We first add a Has_Cabin boolean column to our dataset, in order to ease following data wrangling operations.
In [83]:
titanic['Has_Cabin'] = titanic.Cabin.notnull()
cabin_surv = titanic[['PassengerId', 'Has_Cabin', 'Survived']].copy()
And now we continue:
In [84]:
cabin_surv_count = cabin_surv[['PassengerId', 'Has_Cabin']].groupby('Has_Cabin').count()
print cabin_surv_count
In [85]:
cabin_surv_count['Survived'] = cabin_surv[['Survived', 'Has_Cabin']].groupby('Has_Cabin').sum()
print cabin_surv_count
At first sight, it looks like having paid for a cabin affected the probability of survival. The problem is most cabins where occupied by fist class passengers:
In [86]:
print titanic[['PassengerId', 'Has_Cabin', 'Pclass']].groupby(['Has_Cabin', 'Pclass']).count()

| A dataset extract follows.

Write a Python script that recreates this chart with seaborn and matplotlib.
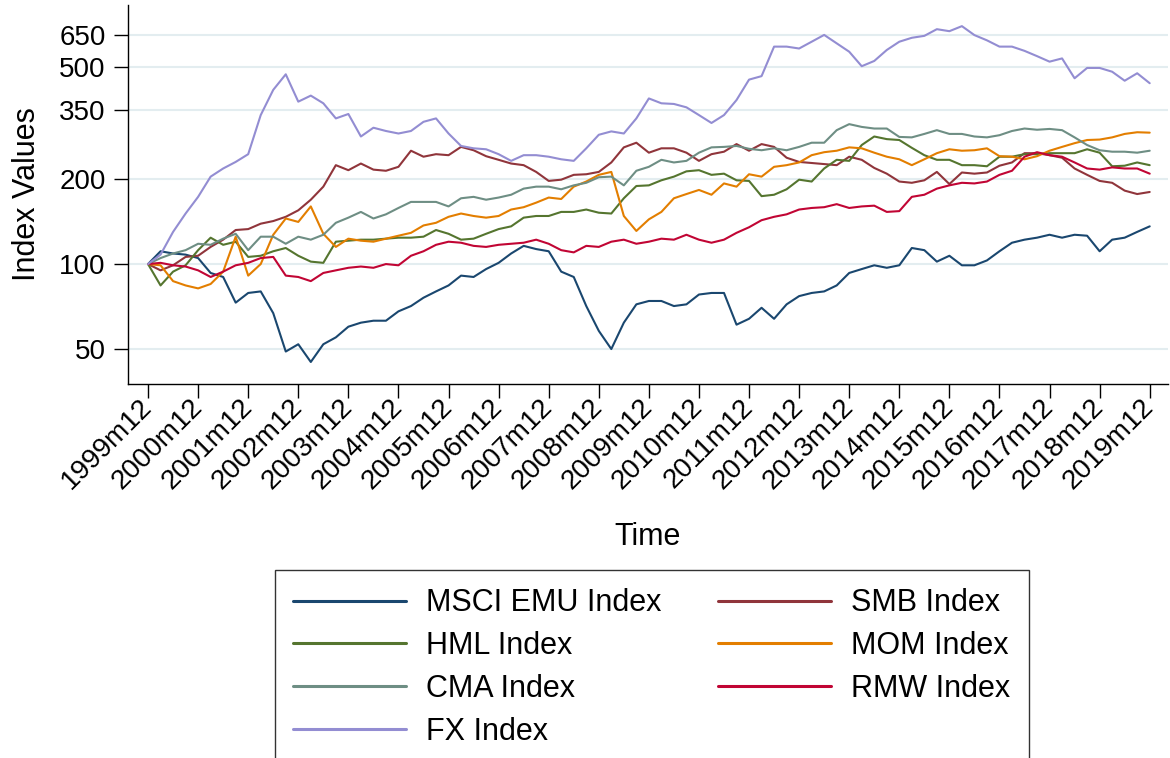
import numpy as np
import pandas as pd
import matplotlib
matplotlib.use("Agg")
import matplotlib.pyplot as plt
import seaborn as sns
from matplotlib.ticker import NullLocator

# quarterly observations, months counted from 1999m12
months = list(range(0, 241, 3))
year_ticks = list(range(0, 241, 12))
year_labels = [f"{y}m12" for y in range(1999, 2020)]
y_ticks = [50, 100, 200, 350, 500, 650]

msci = [100, 111, 109, 108, 105, 93, 90, 73, 79, 80, 67, 49, 52, 45, 52, 55, 60,
        62, 63, 63, 68, 71, 76, 80, 84, 91, 90, 96, 101, 109, 116, 113, 111,
        94, 90, 71, 58, 50, 62, 72, 74, 74, 71, 72, 78, 79, 79, 61, 64,
        70, 64, 72, 77, 79, 80, 84, 93, 96, 99, 97, 99, 114, 112, 102, 107,
        99, 99, 103, 111, 119, 122, 124, 127, 124, 127, 126, 111, 122, 124, 130, 136]
smb = [100, 95, 99, 106, 107, 115, 122, 132, 133, 139, 142, 147, 155, 169, 188, 224, 215,
       227, 216, 214, 221, 252, 240, 245, 243, 260, 253, 241, 234, 227, 224, 212, 197,
       199, 207, 208, 212, 229, 259, 269, 248, 257, 257, 248, 232, 245, 250, 266, 252,
       266, 260, 238, 230, 228, 226, 224, 240, 234, 219, 209, 196, 194, 198, 212, 192,
       211, 209, 211, 223, 229, 247, 247, 243, 238, 218, 207, 197, 194, 182, 177, 180]
hml = [100, 84, 94, 99, 112, 124, 117, 120, 106, 107, 111, 114, 107, 102, 101, 120, 121,
       122, 122, 123, 124, 124, 125, 132, 128, 122, 123, 128, 133, 136, 146, 148, 148,
       153, 153, 156, 152, 151, 171, 189, 190, 198, 204, 213, 215, 207, 209, 198, 197,
       174, 176, 184, 199, 196, 218, 234, 232, 264, 283, 277, 275, 258, 243, 234, 234,
       224, 224, 222, 240, 240, 245, 245, 247, 247, 247, 255, 248, 222, 223, 229, 224]
mom = [100, 99, 87, 84, 82, 85, 94, 125, 91, 100, 127, 145, 141, 160, 128, 115, 123,
       121, 120, 123, 126, 129, 137, 140, 147, 151, 148, 146, 148, 156, 159, 165, 172,
       170, 188, 196, 207, 212, 148, 131, 144, 153, 171, 177, 183, 176, 193, 188, 208,
       204, 221, 224, 229, 243, 249, 252, 259, 257, 248, 240, 235, 224, 235, 247, 255,
       252, 253, 257, 241, 240, 235, 241, 252, 260, 268, 275, 276, 281, 289, 293, 292]
cma = [100, 105, 109, 112, 118, 117, 123, 128, 112, 125, 125, 118, 125, 122, 127, 140, 146,
       153, 145, 150, 158, 166, 166, 166, 160, 171, 173, 169, 172, 176, 185, 188, 188,
       184, 190, 194, 203, 204, 190, 214, 221, 234, 229, 232, 248, 259, 260, 262, 256,
       253, 257, 253, 260, 269, 269, 298, 313, 306, 302, 302, 282, 281, 289, 298, 289,
       289, 283, 281, 286, 296, 302, 299, 301, 298, 281, 264, 253, 250, 250, 248, 252]
rmw = [100, 101, 99, 98, 95, 90, 94, 99, 101, 105, 106, 91, 90, 87, 93, 95, 97,
       98, 97, 100, 99, 107, 111, 117, 120, 119, 116, 115, 117, 118, 119, 122, 118,
       112, 110, 116, 115, 120, 122, 118, 120, 123, 122, 127, 122, 119, 122, 129, 135,
       143, 147, 150, 156, 158, 159, 163, 158, 160, 161, 153, 154, 173, 176, 185, 190,
       194, 193, 196, 207, 214, 240, 249, 243, 240, 229, 218, 216, 220, 218, 218, 209]
fx = [100, 108, 130, 151, 173, 204, 218, 230, 245, 337, 414, 470, 376, 395, 371, 328, 340,
      283, 304, 296, 290, 296, 319, 328, 290, 262, 257, 255, 245, 232, 243, 243, 240,
      235, 232, 257, 287, 295, 290, 328, 386, 371, 369, 359, 337, 316, 337, 381, 450,
      463, 589, 589, 580, 613, 648, 605, 565, 502, 524, 573, 613, 633, 643, 679, 668,
      696, 647, 620, 589, 589, 569, 545, 521, 535, 455, 495, 495, 480, 446, 474, 437]

names = ["MSCI EMU Index", "SMB Index", "HML Index", "MOM Index",
         "CMA Index", "RMW Index", "FX Index"]
colors = ["#1a476f", "#90353b", "#55752f", "#e37e00", "#6e8e84", "#c10534", "#938dd2"]
series = [msci, smb, hml, mom, cma, rmw, fx]

df = pd.DataFrame({
    "month": months * len(names),
    "value": np.concatenate(series),
    "series": np.repeat(names, len(months)),
})

sns.set_theme(style="white")
plt.rcParams["font.family"] = ["Liberation Sans", "DejaVu Sans"]
plt.rcParams["text.color"] = "black"

fig = plt.figure(figsize=(11.7, 7.58), dpi=100)
ax = fig.add_axes([0.1094, 0.4934, 0.8886, 0.5])

sns.lineplot(data=df, x="month", y="value", hue="series", hue_order=names,
             palette=dict(zip(names, colors)), linewidth=1.5, ax=ax)

ax.set_yscale("log")
ax.set_ylim(37.6, 827)
ax.set_xlim(-4.8, 244.3)
ax.set_yticks(y_ticks)
ax.set_yticklabels([str(v) for v in y_ticks])
ax.yaxis.set_minor_locator(NullLocator())
ax.set_xticks(year_ticks)
ax.set_xticklabels(year_labels, rotation=45, ha="right", va="center",
                   rotation_mode="anchor")
ax.tick_params(axis="both", direction="out", length=10, width=1, color="black",
               labelsize=20, labelcolor="black", left=True, bottom=True)
ax.tick_params(axis="y", pad=6)
ax.tick_params(axis="x", pad=4)
ax.grid(axis="y", color="#e3edf0", linewidth=1.5)
ax.grid(axis="x", visible=False)
for side in ["top", "right"]:
    ax.spines[side].set_visible(False)
for side in ["left", "bottom"]:
    ax.spines[side].set_color("black")
    ax.spines[side].set_linewidth(1.0)

ax.set_ylabel("Index Values", fontsize=22, color="black")
ax.yaxis.set_label_coords(-0.083, 0.5)
ax.set_xlabel("Time", fontsize=22, color="black")
ax.xaxis.label.set_va("baseline")
ax.xaxis.set_label_coords(0.5, -0.4248)

handles, labels = ax.get_legend_handles_labels()
ax.get_legend().remove()
order = [0, 2, 4, 6, 1, 3, 5]
leg = fig.legend([handles[i] for i in order], [labels[i] for i in order],
                 ncol=2, loc="upper left", bbox_to_anchor=(275 / 1170, 1 - 570 / 758),
                 frameon=True, fancybox=False, edgecolor="black", fontsize=22,
                 handlelength=3.7, handletextpad=0.65, columnspacing=1.85,
                 labelspacing=0.42, borderpad=0.6, borderaxespad=0)
leg.get_frame().set_linewidth(1.0)
for text in leg.get_texts():
    text.set_color("black")
for line in leg.get_lines():
    line.set_linewidth(2.2)

fig.savefig("out.png", dpi=100)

and it looks like the passenger class also influenced survivability:
In [87]:
class_surv = titanic[['PassengerId', 'Pclass']].copy()
class_surv_count = class_surv.groupby('Pclass').count()
class_surv_count['Survived'] = titanic[['Survived', 'Pclass']].groupby('Pclass').sum()
print class_surv_count
So, a fairer comparison could be between the 40 first class passengers that did not pay for a cabin and the rest of the same class:
In [88]:
cabin_surv = titanic[['PassengerId', 'Has_Cabin', 'Survived']][titanic['Pclass'] == 1].copy()
cabin_surv_count = cabin_surv[['PassengerId', 'Has_Cabin']].groupby('Has_Cabin').count()
cabin_surv_count['Survived'] = cabin_surv[['Survived', 'Has_Cabin']].groupby('Has_Cabin').sum()
cabin_surv_count['SurvPerc'] = cabin_surv_count['Survived'] * 100 / cabin_surv_count['PassengerId']
print cabin_surv_count
In [89]:
ax = cabin_surv_count.SurvPerc.plot(kind='bar', rot=0, title='Percentage of first class survivors by cabin rental')
ax.set_xlabel('Had a cabin')
Out[89]:
The data shows that the survival rate of first class passengers with a cabin is about 20 percentage points higher than those of the same class that did not have a cabin.